Enterprises use hybrid edge–cloud networks to support workloads that require both local processing and integration with centralized services, such as analytics, Artificial Intelligence (AI) inference and training, and cross-site data consolidation. The approach aligns with multi-cloud and hybrid cloud architectures that combine on-premises (on-prem), colocation, telecom edge, and public cloud resources.

Architecturally, the model often incorporates distributed computing frameworks, service meshes, zero-trust access controls, and network segmentation across Wide Area Network (WAN), 5G, and campus or industrial networks. It relies on observability, centralized policy, and orchestration platforms to monitor performance and enforce security and compliance across edge and cloud components.
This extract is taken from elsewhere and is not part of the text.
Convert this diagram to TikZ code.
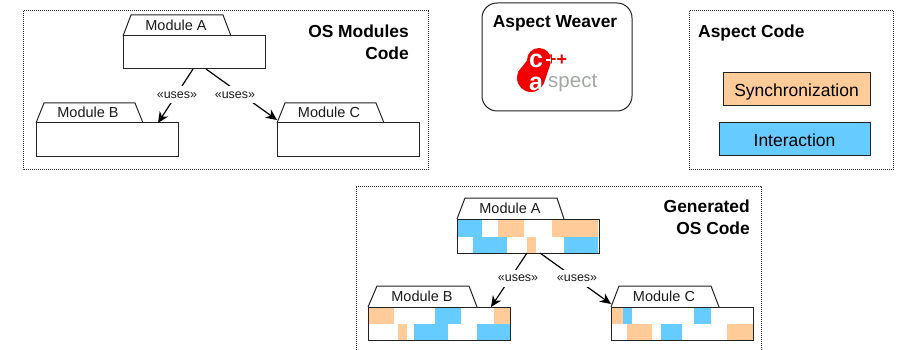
\documentclass[tikz,border=0pt]{standalone}
\usepackage{fontspec}
\setmainfont{Liberation Sans}
\usetikzlibrary{calc,arrows.meta}
\definecolor{orangec}{HTML}{FFCC99}
\definecolor{bluec}{HTML}{66CCFF}
\definecolor{spectgray}{HTML}{A3A8A3}
\definecolor{lineg}{HTML}{222222}
\definecolor{logored}{HTML}{F00000}
\newcommand{\fsz}[1]{\fontsize{#1}{#1}\selectfont}
\tikzset{
  frame/.style={draw=black!85,line width=1pt,dash pattern=on 1pt off 1pt},
  modbox/.style={draw=lineg,line width=1pt,minimum width=142pt,minimum height=34pt,inner sep=0pt,outer sep=0pt,anchor=north west},
  modtab/.style={draw=lineg,line width=1pt},
  modlabel/.style={font=\fsz{14.5},text=black!90,inner sep=0pt},
  uses/.style={font=\fsz{12.5},text=black!90,fill=white,inner sep=0pt,minimum height=17pt,minimum width=40pt},
  conn/.style={draw=black,line width=1.2pt},
  arr/.style={conn,-{Stealth[length=11pt,width=10pt]}},
  title/.style={font=\bfseries\fsz{17.4},inner sep=0pt,align=right},
  aspectbox/.style={draw=lineg,line width=1pt,inner sep=0pt,outer sep=0pt,anchor=north west,font=\fsz{17.5},text height=16pt,text depth=2.4pt},
  org/.style={fill=orangec},
  blu/.style={fill=bluec},
}
\begin{document}
\begin{tikzpicture}[x=1pt,y=-1pt]
\useasboundingbox (0,0) rectangle (897,350);
% frames
\draw[frame] (23,11) rectangle (428,170);
\draw[frame] (689.5,11) rectangle (893,170);
\draw[frame] (356,350) -- (356,186) -- (761,186) -- (761,350);
\draw[draw=lineg,line width=1pt,rounded corners=15pt] (482,3) rectangle (632,111);
% titles
\node[title,anchor=north east] (t1) at (409,24.5) {OS Modules\\[4.5pt]Code};
\node[title,anchor=west] (t2) at (698,33) {Aspect Code};
\node[title] (t3) at (555,23.5) {Aspect Weaver};
\node[title,anchor=north east] (t4) at (750,199.5) {Generated\\[4.5pt]OS Code};
% logo
\fill[logored] (539,60) circle (12);
\fill[logored] (531,78) circle (14);
\fill[logored] (529,58) -- (550,65) -- (545,80) -- (518,72) -- cycle;
\node[font=\bfseries\fsz{18},text=logored,inner sep=0pt] (lp) at (556.5,60) {++};
\begin{scope}
\clip (539,60) circle (12);
\draw[white,line width=2pt] (546,60.5) -- (556,60.5) (550.5,55.5) -- (550.5,65.5);
\end{scope}
\node[font=\bfseries\fsz{25},text=white,inner sep=0pt] (lc) at (536,61) {c};
\node[font=\bfseries\fsz{25},text=white,inner sep=0pt] (la) at (536,84) {a};
\node[font=\fsz{20.5},text=spectgray,inner sep=0pt,anchor=base west] (ls) at (548,88) {spect};
% aspect boxes
\node[aspectbox,org,minimum width=147pt,minimum height=33pt] (sync) at (723,73) {Synchronization};
\node[aspectbox,blu,minimum width=151pt,minimum height=33pt] (inter) at (719,123) {Interaction};
% top modules
\node[modbox,minimum height=33pt] (mA) at (123,36) {};
\draw[modtab] (mA.north west) -- ++(8,-21) -- ++(92,0) -- ++(8,21);
\node[modlabel] (lA) at (176,25) {Module A};
\node[modbox] (mB) at (36,123) {};
\draw[modtab] (mB.north west) -- ++(8,-20) -- ++(91,0) -- ++(8,20);
\node[modlabel] (lB) at (88,112) {Module B};
\node[modbox] (mC) at (277,123) {};
\draw[modtab] (mC.north west) -- ++(8,-20) -- ++(91,0) -- ++(8,20);
\node[modlabel] (lC) at (329,112) {Module C};
\draw[arr] ([xshift=-1pt]mA.south) -- ([xshift=-20pt]mB.north east);
\draw[arr] ([xshift=12pt]mA.south) -- ([yshift=3pt]mC.north west);
\node[uses] (uA) at (177,95) {«uses»};
\node[uses] (uB) at (235,95) {«uses»};
% generated A
\fill[blu] (457,219) rectangle (482,237);
\fill[org] (498,219) rectangle (524,237);
\fill[org] (552,219) rectangle (598,237);
\fill[blu] (473,237) rectangle (507,253);
\fill[org] (527,237) rectangle (536,253);
\fill[blu] (564,237) rectangle (598,253);
\node[modbox] (gA) at (457,219) {};
\draw[modtab] (gA.north west) -- ++(8,-21) -- ++(92,0) -- ++(7,21);
\node[modlabel] (glA) at (510,208) {Module A};
% generated B
\fill[org] (368,307) rectangle (394,324);
\fill[blu] (435,307) rectangle (461,324);
\fill[org] (494,307) rectangle (510,324);
\fill[org] (398,324) rectangle (407,340);
\fill[blu] (414,324) rectangle (448,340);
\fill[blu] (477,324) rectangle (510,340);
\node[modbox,minimum height=33pt] (gB) at (368,307) {};
\draw[modtab] (gB.north west) -- ++(9,-21) -- ++(92,0) -- ++(8,21);
\node[modlabel] (glB) at (422,296) {Module B};
% generated C
\fill[org] (611,307) rectangle (623,324);
\fill[blu] (623,307) rectangle (632,324);
\fill[blu] (694,307) rectangle (711,324);
\fill[org] (627,324) rectangle (652,340);
\fill[blu] (661,324) rectangle (682,340);
\fill[org] (727,324) rectangle (753,340);
\node[modbox,minimum height=33pt] (gC) at (611,307) {};
\draw[modtab] (gC.north west) -- ++(8,-21) -- ++(92,0) -- ++(8,21);
\node[modlabel] (glC) at (664,296) {Module C};
\draw[arr] ([xshift=-1pt]gA.south) -- ([xshift=-19pt]gB.north east);
\draw[arr] ([xshift=12pt]gA.south) -- ([yshift=3pt]gC.north west);
\node[uses] (uC) at (518,278) {«uses»};
\node[uses] (uD) at (577,278) {«uses»};
\end{tikzpicture}
\end{document}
3. Related or Adjacent Technologies

Hybrid edge–cloud networks relate to edge computing, fog computing, and hybrid cloud, which also distribute workloads across multiple tiers of infrastructure. They often integrate with 5G networks, network slicing, and Multi-Access Edge Computing (MEC) deployments that expose network and compute capabilities at the network edge.

They also intersect with content delivery networks, Internet of Things (IoT) platforms, and distributed data management technologies that handle data replication, caching, and consistency across edge and cloud. Standards and frameworks from organizations such as ETSI and IEEE address aspects of edge architectures, orchestration, and interoperability relevant to these networks.

4. Business and Operational Significance

A HECN allows enterprises to meet latency, data residency, and reliability requirements while still using centralized cloud-scale processing and storage. It supports scenarios where local processing, resilience to WAN outages, or regulatory constraints restrict exclusive use of centralized cloud.

Operationally, this model introduces requirements for unified management, lifecycle automation, and coordinated security controls across disparate sites and providers. It affects cost models, capacity planning, and sourcing strategies because compute and networking resources operate across multiple domains under shared policies.